At no time did Mr. Peterman or any other lawyer suggest to me or, to my knowledge, Mr. Mendelsohn that releasing the guaranties violated the law.
The Capital Loss Claimed for the Sale of the SFI Note to Longpond:
In mid-1998, my personal accountants at Arthur Andersen and my tax attorneys at Cohen, Primiani & Foster, prepared a projected tax computation that showed that my wife and I would owe substantial capital gains tax for that year. They suggested that we identify capital assets that had declined in value that could be sold to offset these gains and therefore reduce the amount of tax we would owe.

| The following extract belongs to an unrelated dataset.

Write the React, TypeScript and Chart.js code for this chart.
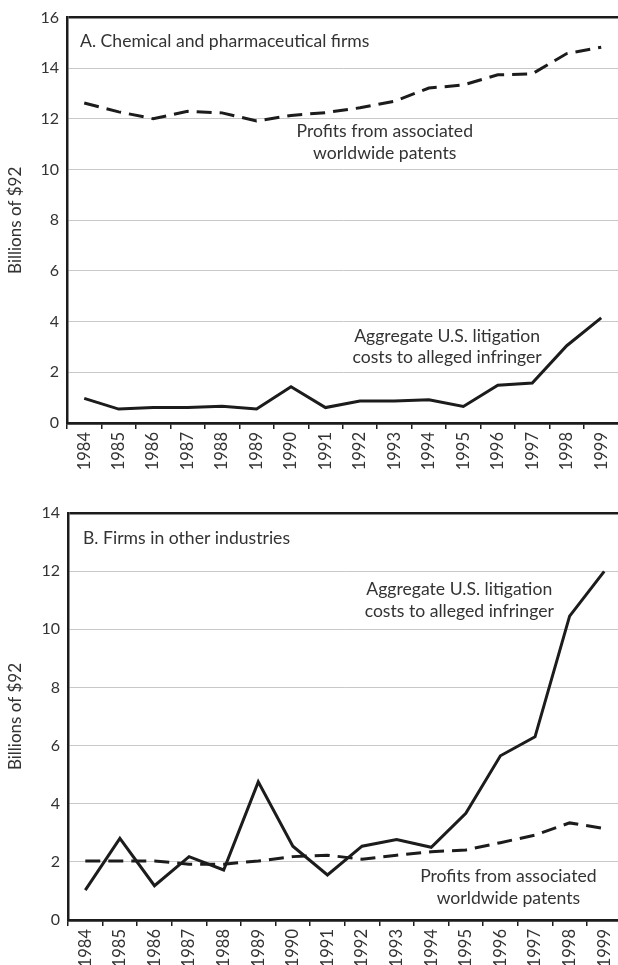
import React, { useEffect, useRef } from "react";
import { Chart, registerables } from "chart.js";

Chart.register(...registerables);

// ---- data ----
const YEARS = ["1984", "1985", "1986", "1987", "1988", "1989", "1990", "1991", "1992", "1993", "1994", "1995", "1996", "1997", "1998", "1999"];

const chemProfits = [12.63, 12.28, 12.01, 12.3, 12.24, 11.92, 12.14, 12.25, 12.44, 12.7, 13.22, 13.34, 13.74, 13.78, 14.58, 14.83];
const chemLitigation = [0.97, 0.55, 0.61, 0.61, 0.66, 0.55, 1.43, 0.61, 0.87, 0.87, 0.92, 0.65, 1.49, 1.58, 3.05, 4.15];

const otherProfits = [2.03, 2.03, 2.03, 1.92, 1.92, 2.03, 2.18, 2.23, 2.09, 2.23, 2.35, 2.41, 2.66, 2.92, 3.34, 3.15];
const otherLitigation = [1.03, 2.81, 1.18, 2.18, 1.72, 4.75, 2.54, 1.55, 2.54, 2.77, 2.5, 3.67, 5.65, 6.3, 10.45, 11.99];

const TOP_Y_MAX = 16;
const BOTTOM_Y_MAX = 14;
const Y_STEP = 2;

const Y_TITLE = "Billions of $92";
const TITLE_A = "A. Chemical and pharmaceutical firms";
const TITLE_B = "B. Firms in other industries";
const PROFITS_LABEL = ["Profits from associated", "worldwide patents"];
const LITIGATION_LABEL = ["Aggregate U.S. litigation", "costs to alleged infringer"];

// ---- styles ----
const FONT = "Lato, 'Open Sans', sans-serif";
const TEXT = "#333333";
const LINE = "#1c1c1c";
const GRID = "#c8c8c8";
const FRAME = "#1c1c1c";

type Note = { lines: string[]; align: CanvasTextAlign; x?: number; y?: number; dx?: number; dy?: number };

function notesPlugin(notes: Note[]) {
  return {
    id: "notes",
    afterDatasetsDraw(chart: any) {
      const { ctx, chartArea, scales } = chart;
      ctx.save();
      ctx.fillStyle = TEXT;
      ctx.font = `17.6px ${FONT}`;
      ctx.textBaseline = "middle";
      for (const n of notes) {
        ctx.textAlign = n.align;
        const x = n.x !== undefined ? scales.x.getPixelForValue(n.x) : chartArea.left + (n.dx || 0);
        const y0 = n.y !== undefined ? scales.y.getPixelForValue(n.y) : chartArea.top + (n.dy || 0);
        n.lines.forEach((t, i) => ctx.fillText(t, x, y0 + i * 21.5));
      }
      ctx.restore();
    },
  };
}

type PanelProps = {
  top: number;
  width: number;
  height: number;
  padTop: number;
  axisWidth: number;
  axisHeight: number;
  yMax: number;
  profits: number[];
  litigation: number[];
  notes: Note[];
};

function Panel(p: PanelProps) {
  const ref = useRef<HTMLCanvasElement>(null);
  useEffect(() => {
    if (!ref.current) return;
    const chart = new Chart(ref.current, {
      type: "line",
      data: {
        labels: YEARS,
        datasets: [
          {
            label: "Profits from associated worldwide patents",
            data: p.profits,
            borderColor: LINE,
            borderWidth: 3,
            borderDash: [15, 8],
            pointRadius: 0,
            tension: 0,
            fill: false,
          },
          {
            label: "Aggregate U.S. litigation costs to alleged infringer",
            data: p.litigation,
            borderColor: LINE,
            borderWidth: 3,
            pointRadius: 0,
            tension: 0,
            fill: false,
          },
        ],
      },
      options: {
        animation: false,
        responsive: false,
        maintainAspectRatio: false,
        layout: { padding: { top: p.padTop, left: 0, right: 0, bottom: 0 } },
        plugins: { legend: { display: false }, tooltip: { enabled: false } },
        scales: {
          x: {
            type: "category",
            offset: true,
            grid: {
              offset: true,
              drawOnChartArea: false,
              drawTicks: true,
              tickLength: 6,
              color: FRAME,
              lineWidth: 1.5,
            },
            border: { display: true, color: FRAME, width: 2.5 },
            ticks: {
              autoSkip: false,
              minRotation: 90,
              maxRotation: 90,
              padding: 3,
              color: TEXT,
              font: { family: FONT, size: 16.5 },
            },
            afterFit: (s: any) => {
              s.height = p.axisHeight;
            },
          },
          y: {
            min: 0,
            max: p.yMax,
            ticks: {
              stepSize: Y_STEP,
              padding: 8,
              color: TEXT,
              font: { family: FONT, size: 16 },
            },
            grid: {
              drawTicks: false,
              color: (c: any) => (c.tick && (c.tick.value === p.yMax || c.tick.value === 0) ? FRAME : GRID),
              lineWidth: (c: any) => (c.tick && (c.tick.value === p.yMax || c.tick.value === 0) ? 2.5 : 1),
            },
            border: { display: true, color: FRAME, width: 2.5 },
            title: {
              display: true,
              text: Y_TITLE,
              color: TEXT,
              font: { family: FONT, size: 17 },
              padding: { top: 5, bottom: 0 },
            },
            afterFit: (s: any) => {
              s.width = p.axisWidth;
            },
          },
        },
      },
      plugins: [notesPlugin(p.notes)],
    });
    return () => chart.destroy();
  }, []);
  return (
    <canvas
      ref={ref}
      width={p.width}
      height={p.height}
      style={{ position: "absolute", left: 0, top: p.top, width: p.width, height: p.height }}
    />
  );
}

export default function App() {
  return (
    <div
      style={{
        position: "absolute",
        left: 0,
        top: 0,
        width: 618,
        height: 965,
        overflow: "hidden",
        background: "#fff",
      }}
    >
      <Panel
        top={0}
        width={624}
        height={470}
        padTop={13}
        axisWidth={67}
        axisHeight={47}
        yMax={TOP_Y_MAX}
        profits={chemProfits}
        litigation={chemLitigation}
        notes={[
          { lines: [TITLE_A], align: "left", dx: 13, dy: 24 },
          { lines: PROFITS_LABEL, align: "center", x: 8.72, y: 11.51 },
          { lines: LITIGATION_LABEL, align: "center", x: 10.53, y: 3.44 },
        ]}
      />
      <Panel
        top={470}
        width={627}
        height={495}
        padTop={43}
        axisWidth={68}
        axisHeight={45}
        yMax={BOTTOM_Y_MAX}
        profits={otherProfits}
        litigation={otherLitigation}
        notes={[
          { lines: [TITLE_B], align: "left", dx: 15, dy: 25 },
          { lines: LITIGATION_LABEL, align: "center", x: 10.81, y: 11.37 },
          { lines: PROFITS_LABEL, align: "center", x: 12.23, y: 1.49 },
        ]}
      />
    </div>
  );
}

At the end of 1998, our accountants and tax attorneys identified a series of loans to a company owned by some family members, known as SFI, that we could sell to recognize a capital loss. I arranged to have an entity known as Longpond, owned by another relative, purchase the loans at a price I determined. The sale resulted in a capital loss being reported on our 1998 tax return. Ironically, because of all the financial reversals we suffered in 1998, this reported loss did not reduce our tax obligation.
As a result, the transaction had no financial impact on the government’s tax revenue.